Standard classifiers can take shortcuts and ignore most of the input $x$ while still obtaining competitive classification results
Instead, generative models are forced to consider the whole data distribution, making the gradient much more robust
In addtion, we only have to train a single (generative) model, and conditioning dropout is trivial to implement

Limitation:

cfg dramatically improves adherence to the conditioning signal and the overall sample quality at the cost of diversity
This is a tipycal trade-off in generative models

References¶

[1] Ho, J., Jain, A., Abbeel, P., (2020).
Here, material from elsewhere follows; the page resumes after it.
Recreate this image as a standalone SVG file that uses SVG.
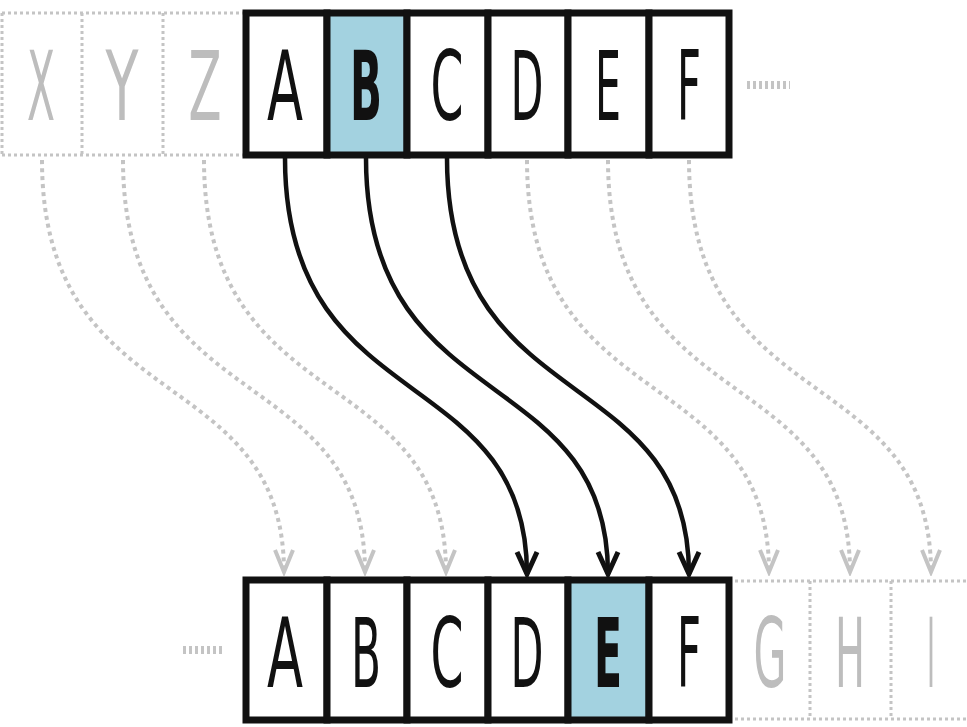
<svg xmlns="http://www.w3.org/2000/svg" width="967" height="727" viewBox="0 0 967 727">
<style>
.cell{fill:#fff;stroke:#111;stroke-width:7}
.hl{fill:#a3d2e0}
.ghost{fill:none;stroke:#c4c4c4;stroke-width:3;stroke-dasharray:3 3}
.lt{font-family:"DejaVu Sans","Liberation Sans",sans-serif;font-size:97px;fill:#111;text-anchor:middle}
.lb{font-weight:bold}
.lg{fill:#bdbdbd}
.arr{fill:none;stroke:#111;stroke-width:4.5}
.garr{fill:none;stroke:#c4c4c4;stroke-width:4;stroke-dasharray:4 4}
.dots{stroke:#c4c4c4;stroke-width:8;stroke-dasharray:3 3}
</style>
<defs>
<marker id="hb" markerUnits="userSpaceOnUse" viewBox="-26 -14 30 28" markerWidth="30" markerHeight="28" refX="0" refY="0" orient="auto">
<path d="M-22,-10 L0,0 L-22,10" fill="none" stroke="#111" stroke-width="5" stroke-linejoin="miter"/>
</marker>
<marker id="hg" markerUnits="userSpaceOnUse" viewBox="-26 -14 30 28" markerWidth="30" markerHeight="28" refX="0" refY="0" orient="auto">
<path d="M-22,-9 L0,0 L-22,9" fill="none" stroke="#c4c4c4" stroke-width="4"/>
</marker>
</defs>
<rect width="967" height="727" fill="#fff"/>

<g id="top-ghost">
<path class="ghost" d="M2,13 H244 M2,155 H244 M2,13 V155 M82,13 V155 M163,13 V155"/>
<text class="lt lg" x="41" y="120" textLength="28" lengthAdjust="spacingAndGlyphs">X</text>
<text class="lt lg" x="122" y="120" textLength="33" lengthAdjust="spacingAndGlyphs">Y</text>
<text class="lt lg" x="205" y="120" textLength="33" lengthAdjust="spacingAndGlyphs">Z</text>
<line class="dots" x1="747" y1="85" x2="790" y2="85"/>
</g>

<g id="top-A"><rect class="cell" x="246" y="13" width="81" height="142"/><text class="lt" x="285" y="120" textLength="36" lengthAdjust="spacingAndGlyphs">A</text></g>
<g id="top-B"><rect class="cell hl" x="327" y="13" width="80" height="142"/><text class="lt lb" x="366" y="120" textLength="32" lengthAdjust="spacingAndGlyphs">B</text></g>
<g id="top-C"><rect class="cell" x="407" y="13" width="81" height="142"/><text class="lt" x="447" y="120" textLength="33" lengthAdjust="spacingAndGlyphs">C</text></g>
<g id="top-D"><rect class="cell" x="488" y="13" width="80" height="142"/><text class="lt" x="527" y="120" textLength="33" lengthAdjust="spacingAndGlyphs">D</text></g>
<g id="top-E"><rect class="cell" x="568" y="13" width="81" height="142"/><text class="lt" x="608" y="120" textLength="26" lengthAdjust="spacingAndGlyphs">E</text></g>
<g id="top-F"><rect class="cell" x="649" y="13" width="80" height="142"/><text class="lt" x="689" y="120" textLength="24" lengthAdjust="spacingAndGlyphs">F</text></g>

<g id="bottom-ghost">
<path class="ghost" d="M729,581 H967 M729,719 H967 M810,581 V719 M891,581 V719"/>
<text class="lt lg" x="770" y="687" textLength="33" lengthAdjust="spacingAndGlyphs">G</text>
<text class="lt lg" x="850" y="687" textLength="30" lengthAdjust="spacingAndGlyphs">H</text>
<text class="lt lg" x="931" y="687" textLength="8" lengthAdjust="spacingAndGlyphs">I</text>
<line class="dots" x1="183" y1="650" x2="222" y2="650"/>
</g>

<g id="bot-A"><rect class="cell" x="246" y="580" width="81" height="140"/><text class="lt" x="285" y="687" textLength="36" lengthAdjust="spacingAndGlyphs">A</text></g>
<g id="bot-B"><rect class="cell" x="327" y="580" width="80" height="140"/><text class="lt" x="366" y="687" textLength="30" lengthAdjust="spacingAndGlyphs">B</text></g>
<g id="bot-C"><rect class="cell" x="407" y="580" width="81" height="140"/><text class="lt" x="447" y="687" textLength="33" lengthAdjust="spacingAndGlyphs">C</text></g>
<g id="bot-D"><rect class="cell" x="488" y="580" width="80" height="140"/><text class="lt" x="527" y="687" textLength="33" lengthAdjust="spacingAndGlyphs">D</text></g>
<g id="bot-E"><rect class="cell hl" x="568" y="580" width="81" height="140"/><text class="lt lb" x="608" y="687" textLength="28" lengthAdjust="spacingAndGlyphs">E</text></g>
<g id="bot-F"><rect class="cell" x="649" y="580" width="80" height="140"/><text class="lt" x="689" y="687" textLength="24" lengthAdjust="spacingAndGlyphs">F</text></g>

<g id="connectors">
<path class="garr" marker-end="url(#hg)" d="M42,160 C42,420 284,360 284,572"/>
<path class="garr" marker-end="url(#hg)" d="M123,160 C123,420 365,360 365,572"/>
<path class="garr" marker-end="url(#hg)" d="M204,160 C204,420 446,360 446,572"/>
<path class="garr" marker-end="url(#hg)" d="M527,160 C527,420 769,360 769,572"/>
<path class="garr" marker-end="url(#hg)" d="M608,160 C608,420 850,360 850,572"/>
<path class="garr" marker-end="url(#hg)" d="M689,160 C689,420 931,360 931,572"/>
<path class="arr" marker-end="url(#hb)" d="M285,158 C285,420 527,360 527,574"/>
<path class="arr" marker-end="url(#hb)" d="M366,158 C366,420 608,360 608,574"/>
<path class="arr" marker-end="url(#hb)" d="M447,158 C447,420 689,360 689,574"/>
</g>
</svg>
Denoising diffusion probabilistic models. Advances in Neural Information Processing Systems.

[2] Rogge, N., Rasul, K., (2022). The Annotated Diffusion Model.

[3] Dieleman, S., (2022). Guidance: a cheat code for diffusion models.

[4] Ramesh, A., Dhariwal, P., Nichol, A., Chu, C., & Chen, M. (2022). Hierarchical text-conditional image generation with clip latents.

[5] Nichol, A. Q., & Dhariwal, P. (2021). Improved denoising diffusion probabilistic models. In International Conference on Machine Learning.

[6] Song, J., Meng, C., & Ermon, S. (2020). Denoising diffusion implicit models.

[7] Rombach, R., Blattmann, A., Lorenz, D., Esser, P., & Ommer, B. (2022). High-resolution image synthesis with latent diffusion models. In Proceedings of the IEEE/CVF Conference on Computer Vision and Pattern Recognition.

[8] Song, Y., Sohl-Dickstein, J., Kingma, D. P., Kumar, A., Ermon, S., & Poole, B. (2021). Score-Based Generative Modeling through Stochastic Differential Equations. International Conference on Learning Representations.

[9] Dhariwal, P., & Nichol, A. (2021). Diffusion models beat gans on image synthesis. Advances in Neural Information Processing Systems.

[10] Weng, L., (2021). What are diffusion models?

[11] Nichol, A., Dhariwal, P., Ramesh, A., Shyam, P., Mishkin, P., McGrew, B., ... & Chen, M. (2021). Glide: Towards photorealistic image generation and editing with text-guided diffusion models.